Start
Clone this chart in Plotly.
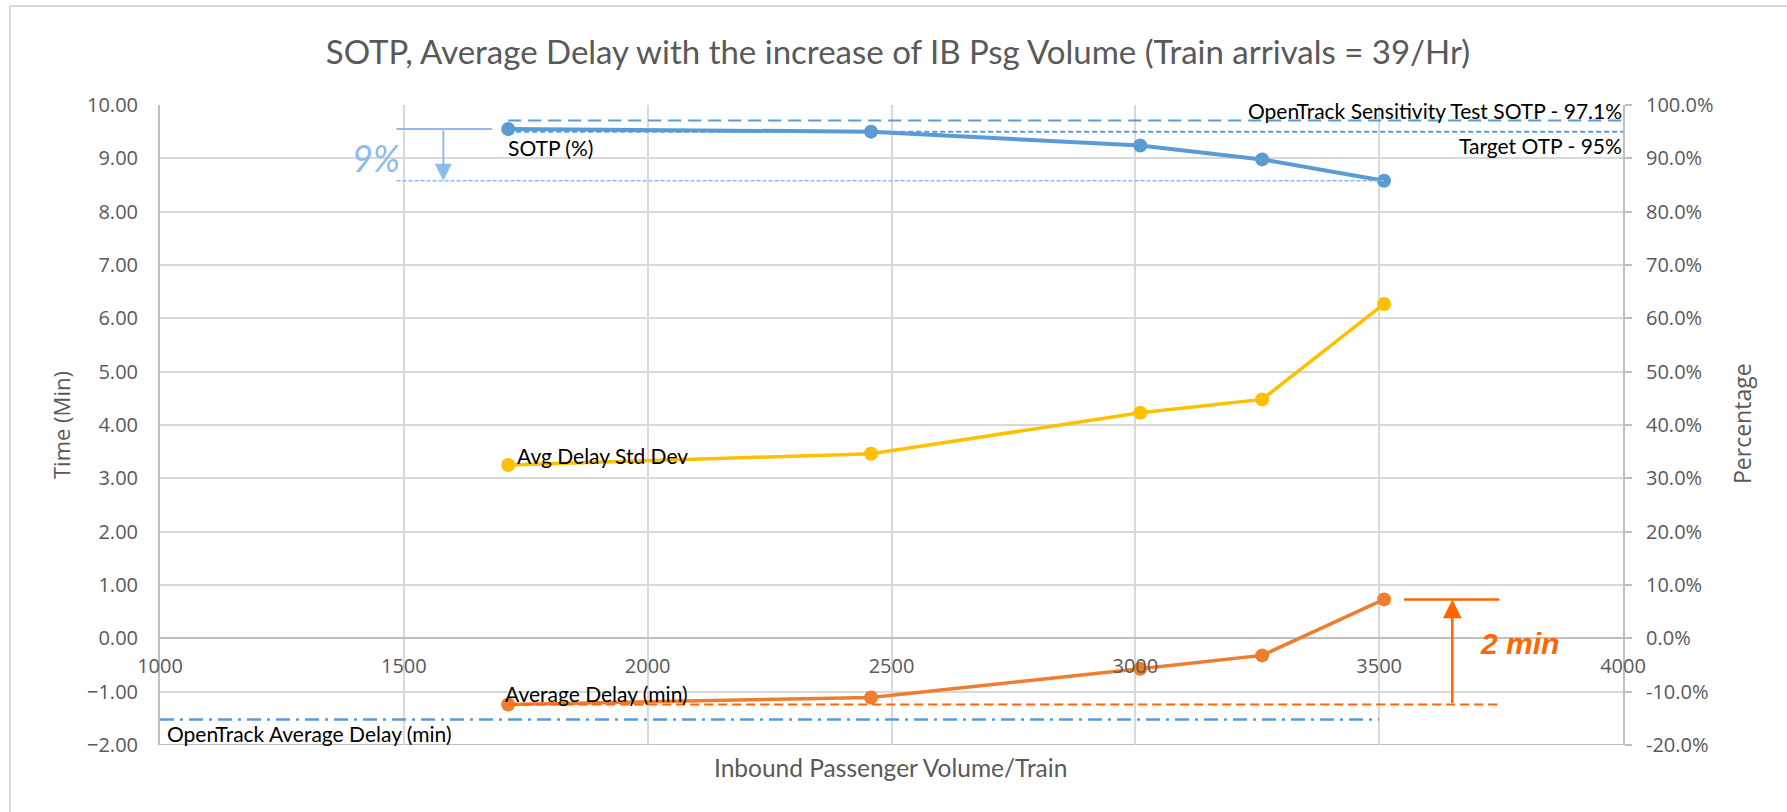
import plotly.graph_objects as go

# Inbound passenger volume per train for each simulation run
psg_volume = [1714, 2458, 3010, 3260, 3510]

# Results per run
sotp_pct = [0.955, 0.950, 0.924, 0.898, 0.858]          # right axis (fraction)
avg_delay_std = [3.25, 3.46, 4.23, 4.48, 6.27]            # left axis (min)
avg_delay = [-1.24, -1.11, -0.57, -0.32, 0.73]            # left axis (min)

# Reference levels
opentrack_sotp = 0.971
target_otp = 0.95
opentrack_avg_delay = -1.52

x_ticks = [1000, 1500, 2000, 2500, 3000, 3500, 4000]
left_ticks = list(range(-2, 11))
right_ticks = [v / 10 for v in range(-2, 11)]
right_tick_text = [f"{v * 100:.1f}%" for v in right_ticks]

# Plot-area geometry in pixels, for placing free text
W, H = 1787, 812
L, R, T, B = 160, 1623, 105, 745


def px_x(p):
    return (p - L) / (R - L)


def px_y(p):
    return (B - p) / (B - T)


BLUE = "#5B9BD5"
YELLOW = "#FFC000"
ORANGE = "#ED7D31"
HILITE = "#FF6600"
LIGHT_BLUE = "#8DBBEE"
GRID = "#D9D9D9"
AXIS = "#BFBFBF"
TXT = "#595959"
TICK_FONT = dict(family="Open Sans", size=20, color=TXT)
LABEL_FONT = dict(family="Lato", size=21, color="#000000")

fig = go.Figure()

# Data series
fig.add_trace(go.Scatter(
    x=psg_volume, y=sotp_pct, yaxis="y2", mode="lines+markers",
    line=dict(color=BLUE, width=4), marker=dict(color=BLUE, size=14),
    name="SOTP (%)"))
fig.add_trace(go.Scatter(
    x=psg_volume, y=avg_delay_std, mode="lines+markers",
    line=dict(color=YELLOW, width=3.5), marker=dict(color=YELLOW, size=14),
    name="Avg Delay Std Dev"))
fig.add_trace(go.Scatter(
    x=psg_volume, y=avg_delay, mode="lines+markers",
    line=dict(color=ORANGE, width=3.5), marker=dict(color=ORANGE, size=14),
    name="Average Delay (min)"))

shapes = []
# Chart-area border (only the top and left edges fall inside the page)
shapes.append(dict(type="line", xref="paper", yref="paper",
                   x0=px_x(10), x1=px_x(W), y0=px_y(6), y1=px_y(6),
                   line=dict(color=GRID, width=2), layer="below"))
shapes.append(dict(type="line", xref="paper", yref="paper",
                   x0=px_x(10), x1=px_x(10), y0=px_y(6), y1=px_y(H),
                   line=dict(color=GRID, width=2), layer="below"))
# Bottom edge of the plot area
shapes.append(dict(type="line", xref="paper", yref="y", x0=0, x1=1, y0=-2, y1=-2,
                   line=dict(color=AXIS, width=2), layer="below"))

# Reference lines
shapes.append(dict(type="line", xref="x", yref="y2",
                   x0=psg_volume[0], x1=4000, y0=opentrack_sotp, y1=opentrack_sotp,
                   line=dict(color=BLUE, width=2, dash="13px,7px")))
shapes.append(dict(type="line", xref="x", yref="y2",
                   x0=psg_volume[0], x1=4000, y0=target_otp, y1=target_otp,
                   line=dict(color=BLUE, width=2, dash="5px,3px")))
shapes.append(dict(type="line", xref="x", yref="y",
                   x0=1000, x1=3500, y0=opentrack_avg_delay, y1=opentrack_avg_delay,
                   line=dict(color=BLUE, width=2.5, dash="14px,6px,3px,6px")))

# SOTP drop bracket
shapes.append(dict(type="line", xref="x", yref="y2",
                   x0=1485, x1=1681, y0=sotp_pct[0], y1=sotp_pct[0],
                   line=dict(color=LIGHT_BLUE, width=2)))
shapes.append(dict(type="line", xref="x", yref="y2",
                   x0=1485, x1=psg_volume[-1], y0=sotp_pct[-1], y1=sotp_pct[-1],
                   line=dict(color=LIGHT_BLUE, width=1.5, dash="4px,2px")))

# Average delay increase bracket
shapes.append(dict(type="line", xref="x", yref="y",
                   x0=psg_volume[0], x1=3746, y0=avg_delay[0], y1=avg_delay[0],
                   line=dict(color=HILITE, width=2, dash="9px,5px")))
shapes.append(dict(type="line", xref="x", yref="y",
                   x0=3551, x1=3746, y0=avg_delay[-1], y1=avg_delay[-1],
                   line=dict(color=HILITE, width=2.5)))

annotations = []
# Arrows
annotations.append(dict(xref="x", yref="y2", axref="x", ayref="y2",
                        x=1581, y=sotp_pct[-1], ax=1581, ay=sotp_pct[0],
                        showarrow=True, arrowhead=2, arrowsize=1.7, arrowwidth=2,
                        arrowcolor=LIGHT_BLUE, text=""))
annotations.append(dict(xref="x", yref="y", axref="x", ayref="y",
                        x=3650, y=avg_delay[-1], ax=3650, ay=avg_delay[0],
                        showarrow=True, arrowhead=2, arrowsize=1.5, arrowwidth=2.5,
                        arrowcolor=HILITE, text=""))

# Bracket labels
annotations.append(dict(xref="paper", yref="paper", x=px_x(376), y=px_y(158),
                        text="<i>9%</i>", showarrow=False,
                        font=dict(family="Lato", size=36, color=LIGHT_BLUE),
                        xanchor="center", yanchor="middle"))
annotations.append(dict(xref="paper", yref="paper", x=px_x(1478), y=px_y(643),
                        text="<b><i>2 min</i></b>", showarrow=False,
                        font=dict(family="Liberation Sans", size=30, color=HILITE),
                        xanchor="left", yanchor="middle"))

# Series / reference labels
def label(text, x, y, anchor="left"):
    annotations.append(dict(xref="paper", yref="paper", x=px_x(x), y=px_y(y),
                            text=text, showarrow=False, font=LABEL_FONT,
                            xanchor=anchor, yanchor="middle"))


label("SOTP (%)", 506, 148)
label("Avg Delay Std Dev", 515, 455)
label("Average Delay (min)", 503, 693)
label("OpenTrack Average Delay (min)", 165, 733)
label("OpenTrack Sensitivity Test SOTP - 97.1%", 1624, 110, "right")
label("Target OTP - 95%", 1624, 145, "right")

# Axis titles
annotations.append(dict(xref="paper", yref="paper", x=px_x(890), y=px_y(767),
                        text="Inbound Passenger Volume/Train", showarrow=False,
                        font=dict(family="Lato", size=24.5, color=TXT),
                        xanchor="center", yanchor="middle"))
annotations.append(dict(xref="paper", yref="paper", x=px_x(61), y=px_y(425),
                        text="Time (Min)", showarrow=False, textangle=-90,
                        font=dict(family="Open Sans", size=22, color=TXT),
                        xanchor="center", yanchor="middle"))
annotations.append(dict(xref="paper", yref="paper", x=px_x(1742), y=px_y(424),
                        text="Percentage", showarrow=False, textangle=-90,
                        font=dict(family="Open Sans", size=23, color=TXT),
                        xanchor="center", yanchor="middle"))

fig.update_layout(
    width=W, height=H,
    margin=dict(l=L, r=W - R, t=T, b=H - B),
    paper_bgcolor="white", plot_bgcolor="white",
    showlegend=False,
    title=dict(text="SOTP, Average Delay with the increase of IB Psg Volume (Train arrivals = 39/Hr)",
               x=898 / W, y=1 - 52 / H, xref="container", yref="container",
               xanchor="center", yanchor="middle",
               font=dict(family="Lato", size=33, color=TXT)),
    xaxis=dict(range=[1000, 4000], tickvals=x_ticks, showgrid=True,
               gridcolor=GRID, gridwidth=1.5, zeroline=False, showline=False,
               anchor="free", position=1 / 6, ticks="", ticklabelstandoff=14,
               tickfont=TICK_FONT),
    yaxis=dict(range=[-2, 10], tickvals=left_ticks, tickformat=".2f",
               showgrid=True, gridcolor=GRID, gridwidth=1.5,
               zeroline=True, zerolinecolor=AXIS, zerolinewidth=2,
               showline=True, linecolor=AXIS, linewidth=2,
               ticks="", ticklabelstandoff=16, tickfont=TICK_FONT),
    yaxis2=dict(range=[-0.2, 1.0], tickvals=right_ticks, ticktext=right_tick_text,
                overlaying="y", side="right", showgrid=False, zeroline=False,
                showline=True, linecolor=AXIS, linewidth=2,
                ticks="outside", ticklen=7, tickcolor=AXIS, tickwidth=2,
                ticklabelstandoff=10, tickfont=TICK_FONT),
    shapes=shapes,
    annotations=annotations,
)

fig.write_html("out.html")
End
## Your goal
Return, unchanged, the lines from the first line of the material through the line that holds "fig = go.Figure()", inclusive, omitting pictures.

## The completed task
Clone this chart in Plotly.
import plotly.graph_objects as go

# Inbound passenger volume per train for each simulation run
psg_volume = [1714, 2458, 3010, 3260, 3510]

# Results per run
sotp_pct = [0.955, 0.950, 0.924, 0.898, 0.858]          # right axis (fraction)
avg_delay_std = [3.25, 3.46, 4.23, 4.48, 6.27]            # left axis (min)
avg_delay = [-1.24, -1.11, -0.57, -0.32, 0.73]            # left axis (min)

# Reference levels
opentrack_sotp = 0.971
target_otp = 0.95
opentrack_avg_delay = -1.52

x_ticks = [1000, 1500, 2000, 2500, 3000, 3500, 4000]
left_ticks = list(range(-2, 11))
right_ticks = [v / 10 for v in range(-2, 11)]
right_tick_text = [f"{v * 100:.1f}%" for v in right_ticks]

# Plot-area geometry in pixels, for placing free text
W, H = 1787, 812
L, R, T, B = 160, 1623, 105, 745


def px_x(p):
    return (p - L) / (R - L)


def px_y(p):
    return (B - p) / (B - T)


BLUE = "#5B9BD5"
YELLOW = "#FFC000"
ORANGE = "#ED7D31"
HILITE = "#FF6600"
LIGHT_BLUE = "#8DBBEE"
GRID = "#D9D9D9"
AXIS = "#BFBFBF"
TXT = "#595959"
TICK_FONT = dict(family="Open Sans", size=20, color=TXT)
LABEL_FONT = dict(family="Lato", size=21, color="#000000")

fig = go.Figure()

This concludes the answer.